Friday, February 21, 2025

Laken Riley’s Family Will Get Back The IPhone Used To Call Her Mom In The Final Moments Before She Was Killed By Illegal Migrant

Laken Riley’s family will get back the iPhone used to call her mom in the final moments before she was killed by illegal migrant:
Murdered Georgia nursing student Laken Riley’s iPhone — which she used in her final moments to call her mom, and which her killer left a thumbprint on after he attacked her — is set to be returned to her family, new court papers show.
The Apple device was critical in clinching the murder conviction against illegal migrant and Tren de Aragua gangster Jose Ibarra in November, because it helped provide a precise timeline of her movements.
It also provided a heartbreaking narrative of the minutes before she was brutally murdered on a running trail in Athens, Georgia on Feb. 22, 2024.

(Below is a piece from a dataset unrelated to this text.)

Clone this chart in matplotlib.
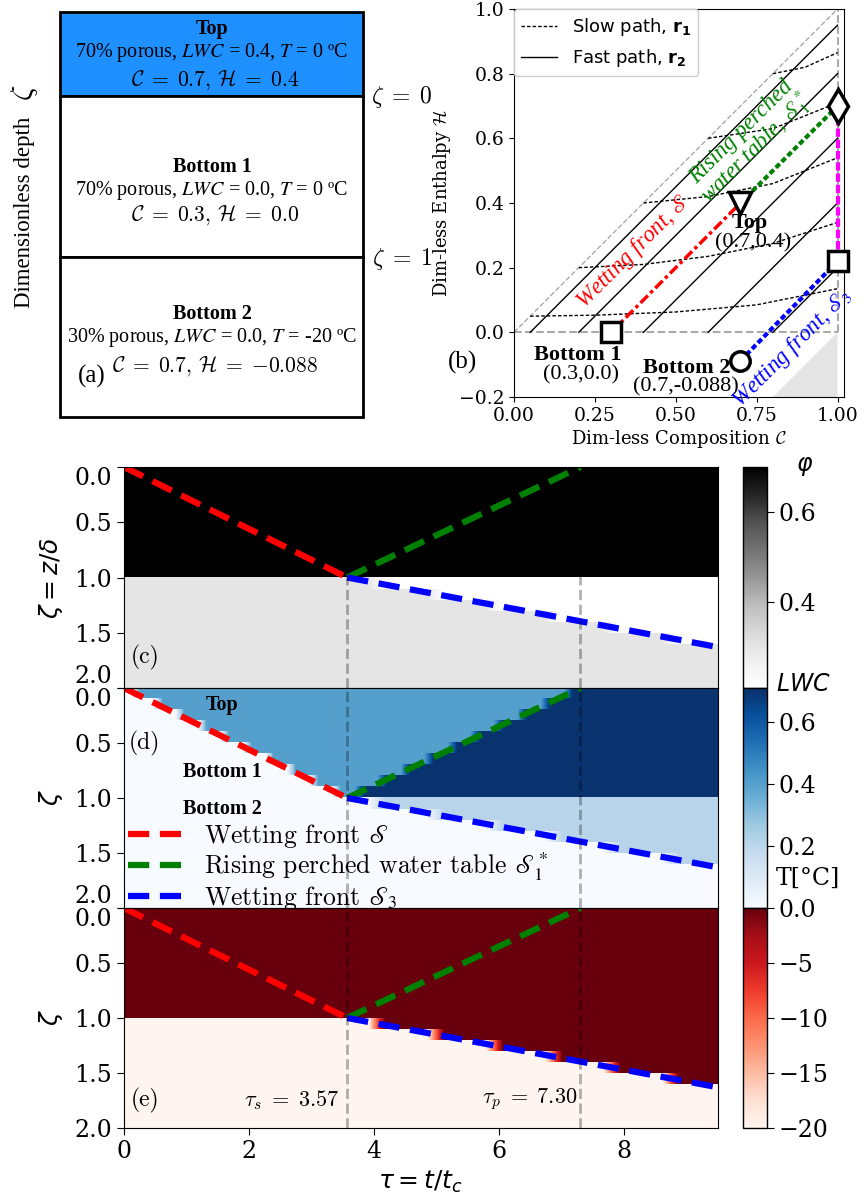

“Good morning, about to go for a run. Are you free to talk?” Riley texted her mom, Allyson Phillips, at 8:55 a.m. roughly 30 minutes before her death.
Riley then rang her mom, who didn’t pick up, just 7 minutes before Ibarra pounced, smashing in her head and asphyxiating her in an attempted sex-assault gone awry, phone records and trial evidence showed.

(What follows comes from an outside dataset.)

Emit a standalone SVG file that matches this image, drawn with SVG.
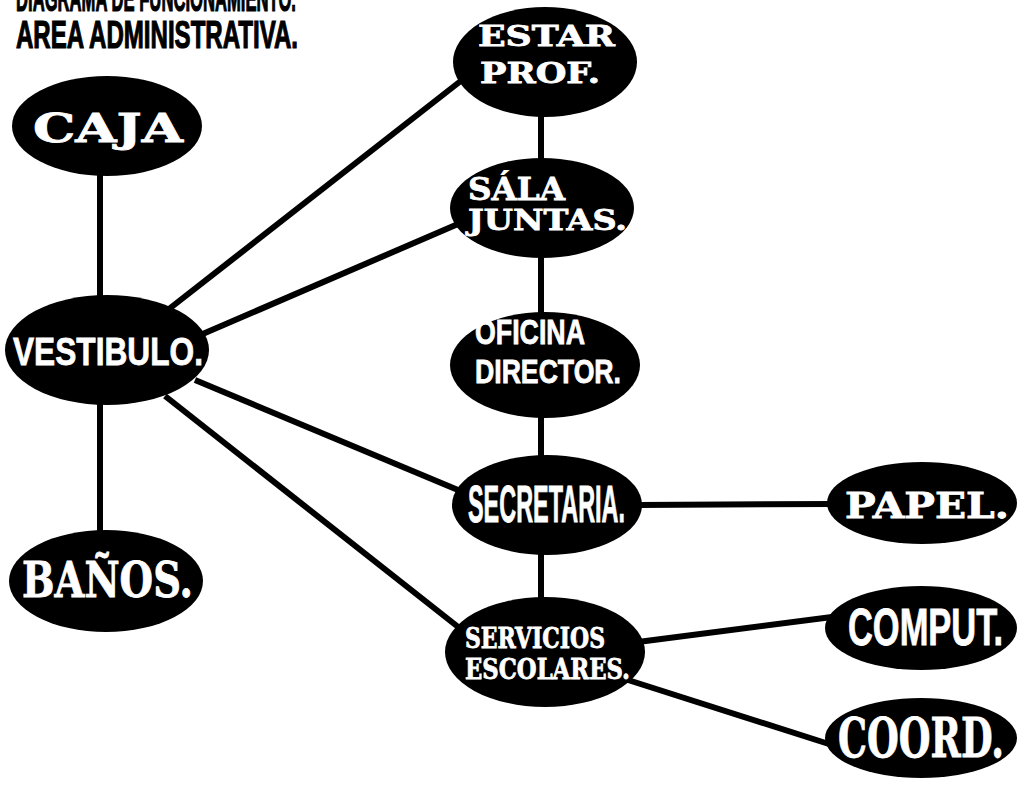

Prosecutors in Georgia earlier this week asked Judge H. Patrick Haggard to release the 22-year-old Augusta University student’s phone to her family.

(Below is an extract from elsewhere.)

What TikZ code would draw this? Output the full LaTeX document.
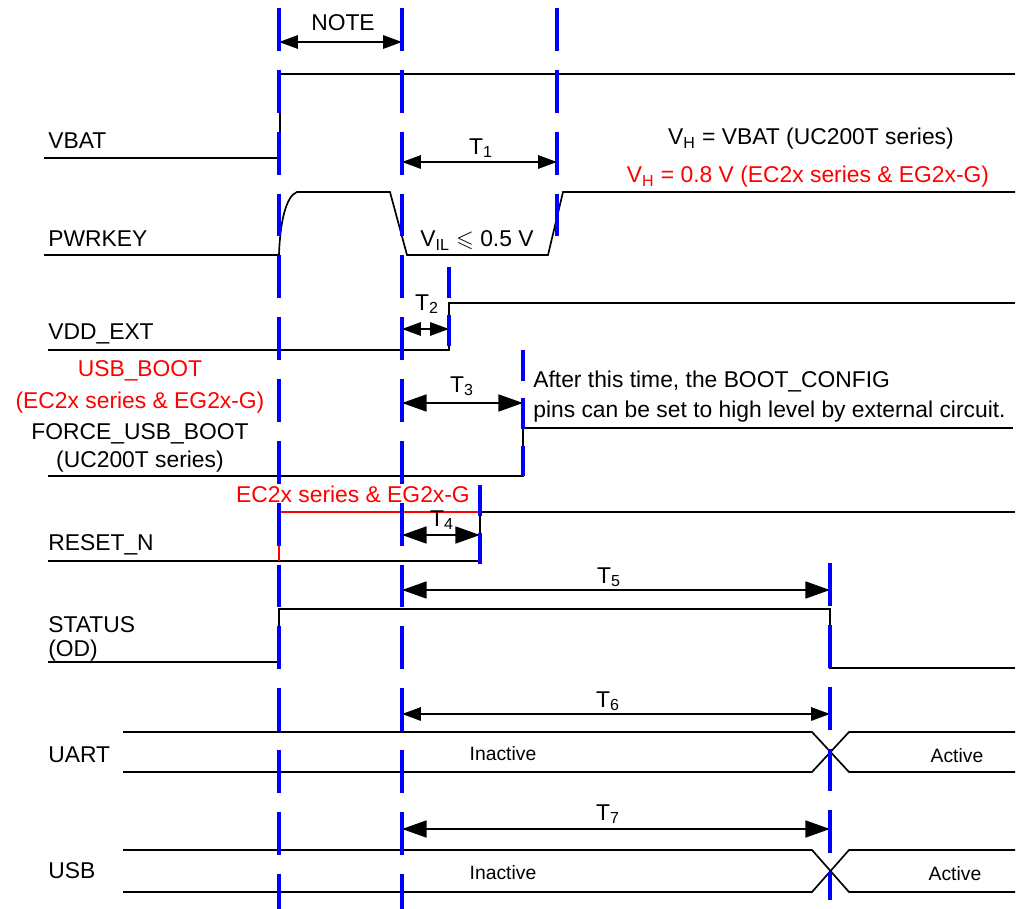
\documentclass[tikz,border=0pt]{standalone}
\usepackage{amssymb}
\usepackage{fontspec}
\setmainfont{Liberation Sans}
\usetikzlibrary{arrows.meta}

\begin{document}
\begin{tikzpicture}[x=0.02cm, y=-0.02cm,
        sig/.style = {line width=0.95pt},
        redsig/.style = {sig, red},
        bluemark/.style = {blue, line width=2.4pt, dash pattern=on 24.4pt off 10.8pt},
        shortmark/.style = {bluemark, dash pattern=on 17.6pt off 9.6pt},
        dimarrow/.style = {line width=1.2pt,
                           {Triangle[length=14pt,width=9.6pt]}-{Triangle[length=14pt,width=9.6pt]}},
        dimarrowsm/.style = {line width=1.2pt,
                           {Triangle[length=10.8pt,width=7.6pt]}-{Triangle[length=10.8pt,width=7.6pt]}},
        lbl/.style = {inner sep=0pt, font=\fontsize{13}{16}\selectfont},
        small/.style = {inner sep=0pt, font=\fontsize{11}{14}\selectfont}]
    \useasboundingbox (0,0) rectangle (1032,909);

    % signal names
    \node[lbl, anchor=base west] (vbat) at (48,149) {VBAT};
    \node[lbl, anchor=base west] (pwrkey) at (48,247) {PWRKEY};
    \node[lbl, anchor=base west] (vddext) at (48,339) {VDD\_EXT};
    \node[lbl, anchor=base, red] (usbboot) at (140,376) {USB\_BOOT};
    \node[lbl, anchor=base, red] (usbbootser) at (140,408) {(EC2x series \& EG2x-G)};
    \node[lbl, anchor=base] (forceboot) at (140,439) {FORCE\_USB\_BOOT};
    \node[lbl, anchor=base] (forcebootser) at (140,467) {(UC200T series)};
    \node[lbl, anchor=base west] (resetn) at (48,550) {RESET\_N};
    \node[lbl, anchor=base west] (status) at (48,632) {STATUS};
    \node[lbl, anchor=base west] (statusod) at (48,656) {(OD)};
    \node[lbl, anchor=base west] (uart) at (48,762) {UART};
    \node[lbl, anchor=base west] (usb) at (48,878) {USB};

    % waveforms
    \draw[sig] (44,158) -- (280,158) -- (280,74) -- (1015,74);
    \draw[sig] (44,255) -- (279,255) .. controls (280,222) and (286,196) .. (297,192)
        -- (390,192) -- (407,255) -- (548,255) -- (563,192) -- (1015,192);
    \draw[sig] (48,350) -- (449,350) -- (449,303) -- (1015,303);
    \draw[sig] (48,476) -- (523,476) -- (523,428) -- (1013,428);
    \draw[sig] (48,561) -- (480,561) -- (480,512) -- (1015,512);
    \draw[redsig] (279,561) -- (279,512) -- (480,512);
    \draw[sig] (48,662) -- (279,662) -- (279,609) -- (830,609) -- (830,668) -- (1015,668);
    \foreach \t/\b in {732/772, 850/892} {
        \draw[sig] (123,\t) -- (812,\t) -- (849,\b) -- (1015,\b);
        \draw[sig] (123,\b) -- (812,\b) -- (849,\t) -- (1015,\t);
    }

    % timing arrows
    \foreach \a/\b/\y/\s in {279/402/42/dimarrowsm, 402/557/162/dimarrowsm,
            402/449/329/dimarrowsm, 402/523/403/dimarrow, 402/480/535/dimarrow,
            402/830/590/dimarrow, 402/830/714/dimarrowsm, 402/830/829/dimarrow}
        \draw[\s] (\a,\y) -- (\b,\y);

    \node[lbl, anchor=base] (note) at (343,31) {NOTE};
    \node[lbl, anchor=base] (t1) at (481,154) {T\textsubscript{1}};
    \node[lbl, anchor=base] (vil) at (477,247) {V\textsubscript{IL} $\leqslant$ 0.5 V};
    \node[lbl, anchor=base] (vhvbat) at (811,145) {V\textsubscript{H} = VBAT (UC200T series)};
    \node[lbl, anchor=base, red] (vhec) at (808,183) {V\textsubscript{H} = 0.8 V (EC2x series \& EG2x-G)};
    \node[lbl, anchor=base] (t2) at (427,310) {T\textsubscript{2}};
    \node[lbl, anchor=base] (t3) at (462,392) {T\textsubscript{3}};
    \node[lbl, anchor=base west] (after) at (533,387) {After this time, the BOOT\_CONFIG};
    \node[lbl, anchor=base west] (afterpins) at (533,417) {pins can be set to high level by external circuit.};
    \node[lbl, anchor=base, red] (ecreset) at (353,502) {EC2x series \& EG2x-G};
    \node[lbl, anchor=base] (t4) at (442,526) {T\textsubscript{4}};
    \node[lbl, anchor=base] (t5) at (609,583) {T\textsubscript{5}};
    \node[lbl, anchor=base] (t6) at (608,707) {T\textsubscript{6}};
    \node[lbl, anchor=base] (t7) at (608,820) {T\textsubscript{7}};
    \node[small, anchor=base] (uartoff) at (503,760) {Inactive};
    \node[small, anchor=base] (uarton) at (957,762) {Active};
    \node[small, anchor=base] (usboff) at (503,879) {Inactive};
    \node[small, anchor=base] (usbon) at (955,880) {Active};

    % time marks
    \foreach \x/\ya/\yb in {279/8/909, 402/8/909, 557/8/238, 830/563/900}
        \draw[bluemark] (\x,\ya) -- (\x,\yb);
    \foreach \x/\ya/\yb in {449/267/348, 523/350/476, 480/485/565}
        \draw[shortmark] (\x,\ya) -- (\x,\yb);
\end{tikzpicture}
\end{document}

“Laken Riley’s family is requesting the return of her cellular telephone,” special prosecutor Sheila Ross wrote in a letter Monday.
Allyson Phillips/Facebook
Ross said that since the phone was already photographed and forensically processed there was no longer a need for the prosecutor’s office to retain it. And Ibarra’s appeal lawyer “does not oppose” the cell phone being given back to Riley’s family, Ross added.
Haggard must sign off before the phone can be handed over.
Evidence from Riley’s phone was prominently featured at trial — including her text and call logs — since she had the device with her on her final jog the morning when Ibarra, 26.
The iPhone locked shortly after she called her mom — and wasn’t unlocked again until investigators used the device as part of the probe into her death.